Montreal Nouveau 2021 Review: AFTER BLUE, Succumb to the Desiring Nightmare
Paradis Sale, the original french title of Bertrand Mandico's sophomore feature, translates as 'Dirty Paradise'. And this place isn't exactly a paradise, nor is it dirty. But it is most definitely strange and surreal, filled with intoxication and eroticism, and highly dangerous. After his first feature about wild boys, it seems Mandico (a prolific filmmaker of shorts) wanted to take a proverbial (and literal) walk on the wild side with women.
Humans have long since left the earth, finding a new planet to colonize, which they name 'After Blue'. But the planet, it turns out, is hostile to men, and only women (or those with ovaries) survive. The species is maintained through artificial insemination, but society itself has become both beautiful and at times cruel, a place where witches hold political power, and hair starts growing as if in lament for the lost men.
Roxie, also known as 'Toxic', (Paula-Luna Breitenfelder), is a pretty and strange young girl; one afternoon, while being bullied by her 'friends', they come across a living head in the desert wastelands. The head (and body on which it resides) belong to Kate Bush (Agata Buzek, and yes, named after the famed musicican), a serial killer left to die for her crimes. But Roxie is almost instanslty enamoured, despite Kate's rotting appearance, and digs her up. The killer screams in delight, murders Roxie's friends, and almost seduces the girl before running off. Now, Roxie and her mother Zora (Elina Löwensohn) are forced to track down and assasinate the killer.

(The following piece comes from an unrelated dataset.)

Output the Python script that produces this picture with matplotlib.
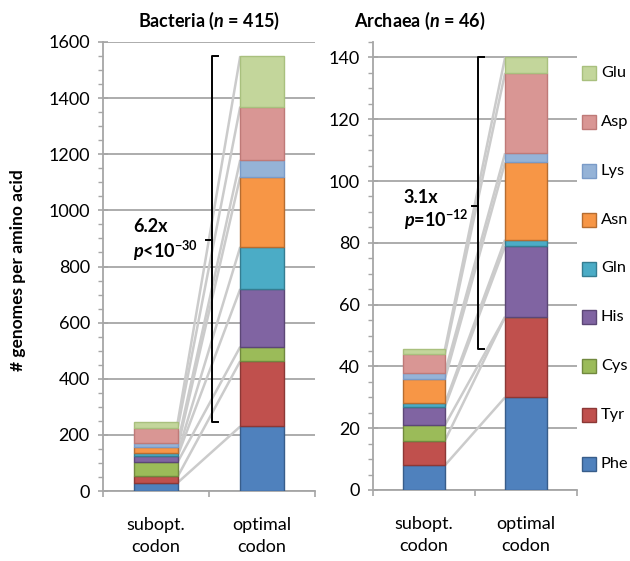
import matplotlib.pyplot as plt
from matplotlib.patches import Rectangle
from matplotlib.ticker import MultipleLocator
import numpy as np

plt.rcParams['font.family'] = ['Lato', 'DejaVu Sans']
plt.rcParams['mathtext.fontset'] = 'custom'
plt.rcParams['mathtext.rm'] = 'Lato:bold'
plt.rcParams['mathtext.it'] = 'Lato:italic:bold'
plt.rcParams['mathtext.bf'] = 'Lato:bold'

# amino acids, bottom to top of each stack
aminos = ["Phe", "Tyr", "Cys", "His", "Gln", "Asn", "Lys", "Asp", "Glu"]
categories = ["subopt.\ncodon", "optimal\ncodon"]

bac_subopt = [30, 22, 52, 22, 10, 20, 14, 55, 20]
bac_opt = [230, 233, 51, 206, 150, 250, 60, 190, 180]
arc_subopt = [8, 8, 5, 6, 1, 8, 2, 6, 1.5]
arc_opt = [30, 26, 0, 23, 2, 25, 3, 26, 5]

fills = ["#4F81BD", "#C0504D", "#9BBB59", "#8064A2", "#4BACC6",
         "#F79646", "#95B3D7", "#D99694", "#C3D69B"]
edges = ["#385D8A", "#8C3836", "#71893F", "#5C4776", "#357D91",
         "#B66D31", "#7A9BC8", "#BF7A78", "#A9C07E"]

GRID = "#a6a6a6"
LINK = "#cbcbcb"
W = 0.41


def draw_stack(ax, subopt, opt):
    x = np.array([0, 1])
    bottoms = np.zeros(2)
    for i in range(len(aminos)):
        vals = np.array([subopt[i], opt[i]], dtype=float)
        ax.bar(x, vals, W, bottom=bottoms, color=fills[i], edgecolor=edges[i],
               lw=1.0, zorder=3)
        bottoms = bottoms + vals
        ax.plot([W / 2, 1 - W / 2], bottoms, color=LINK, lw=1.8, zorder=2,
                solid_capstyle='butt')


def style_axis(ax, ymax, major, minor):
    ax.set_xlim(-0.5, 1.5)
    ax.set_ylim(0, ymax)
    ax.yaxis.set_major_locator(MultipleLocator(major))
    ax.yaxis.set_minor_locator(MultipleLocator(minor))
    ax.set_axisbelow(True)
    ax.yaxis.grid(True, which='major', color=GRID, lw=1.3)
    for s in ['top', 'right']:
        ax.spines[s].set_visible(False)
    for s in ['left', 'bottom']:
        ax.spines[s].set_color(GRID)
        ax.spines[s].set_linewidth(1.3)
    ax.tick_params(axis='y', which='major', direction='inout', length=7,
                   color=GRID, width=1.2, labelsize=13, pad=6)
    ax.tick_params(axis='y', which='minor', direction='out', length=3.5,
                   color=GRID, width=1.0)
    ax.set_xticks([0, 1], categories)
    ax.set_xticks([-0.5, 0.5, 1.5], minor=True)
    ax.tick_params(axis='x', which='major', length=0, labelsize=13, pad=19)
    ax.tick_params(axis='x', which='minor', direction='out', length=4.5,
                   color=GRID, width=1.2)
    for lab in ax.get_xticklabels():
        lab.set_linespacing(1.45)


def bracket(ax, x, y0, y1, ymid, dx):
    ax.plot([x + dx, x, x, x + dx], [y1, y1, y0, y0], color='black', lw=1.4,
            zorder=5, solid_joinstyle='round')
    ax.plot([x, x - dx], [ymid, ymid], color='black', lw=1.4, zorder=5)


fig = plt.figure(figsize=(6.3, 5.61), dpi=100)
ax1 = fig.add_axes([103 / 630, 70 / 561, 212 / 630, 449 / 561])
ax2 = fig.add_axes([373 / 630, 71 / 561, 204 / 630, 448 / 561])

draw_stack(ax1, bac_subopt, bac_opt)
style_axis(ax1, 1600, 200, 50)
draw_stack(ax2, arc_subopt, arc_opt)
style_axis(ax2, 145, 20, 5)
ax2.set_yticks(np.arange(0, 141, 20))

ax1.set_title(r"Bacteria ($n$ = 415)", fontsize=13, fontweight='bold', pad=11)
ax2.set_title(r"Archaea ($n$ = 46)", fontsize=13, fontweight='bold', pad=11,
              x=0.23)

bracket(ax1, 0.528, sum(bac_subopt), sum(bac_opt), 895, 0.06)
ax1.text(-0.215, 941, "6.2x", fontsize=13, fontweight='bold', va='center')
ax1.text(-0.215, 855, r"$p$<10$^{-30}$", fontsize=13, fontweight='bold',
         va='center')

bracket(ax2, 0.53, sum(arc_subopt), sum(arc_opt), 92, 0.06)
ax2.text(-0.2, 94.6, "3.1x", fontsize=13, fontweight='bold', va='center')
ax2.text(-0.2, 87.3, r"$p$=10$^{-12}$", fontsize=13, fontweight='bold',
         va='center')

fig.text(18 / 630, 1 - 270 / 561, "# genomes per amino acid", rotation=90,
         fontsize=12.5, fontweight='bold', ha='center', va='center')

# legend, top entry is the last stack segment
ys = np.linspace(73, 464, len(aminos))
for i, name in enumerate(aminos[::-1]):
    j = len(aminos) - 1 - i
    y = 1 - ys[i] / 561
    fig.patches.append(Rectangle((582 / 630, y - 7 / 561), 14 / 630, 14 / 561,
                                 transform=fig.transFigure, facecolor=fills[j],
                                 edgecolor=edges[j], lw=1.0))
    fig.text(601 / 630, y, name, fontsize=11.8, va='center', ha='left')

fig.savefig("out.png", dpi=100)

Zora and Roxie's world may have been strange, but they were at least at the centre of their civilzation, surrounded by the council of maginificant witches, with a community to go to for help or solace. Now they are in the wilds. But these are not barren wilds, far from it; this is a world of strange hills teeming with (presumably magic) mushrooms, creatures adapted for sexual pleasuring, backwoods folks too long separated from conversation that their languages do not match; and the knowledge that at any moment, Bush can find them and kill them before they kill her.
Mandico gives us a trippy, sensual, frightening world, in which everything from plant to animal is either beautiful or will kill you, or often both. Just because this is a woman-only society, doesn't mean their isn't violence; but it doesn't mean there is only violence, either. Zora and Roxie's journey is not lonely, but at times it is lonesome, as mother and daughter's connection is tested. This is a world where guns are manufactured under designer labels like Gucci and Chanel; where survival is attainable in the natural resources, and therefore, it is the community they create that makes the society.
There might be (understandable) comparisons to a lot of 70s trippy surrealist cinema, especially the work of Alejandro Jodorowsky; which is a compliment, of course, but Mandico is creating a world of his own, supringsingly astute to what a world of women might look like: certain ideas, certain ways of living, a vision of society that might be a lot emotionally healthier than what we have now; but human nature is human nature. The heart wants, the body definitely wants, and the threat of violence might be less, but it still exists. Danger and blood and desire, and the state of pleasure is always just a finger-beckon away on this planet.
After Blue comes on like a slow-burning fever, with a meditative abstraction that is likely to test some people's patience, and yet there are rewards for those who succomb to its dream-nightmare that sits at the edge of waking.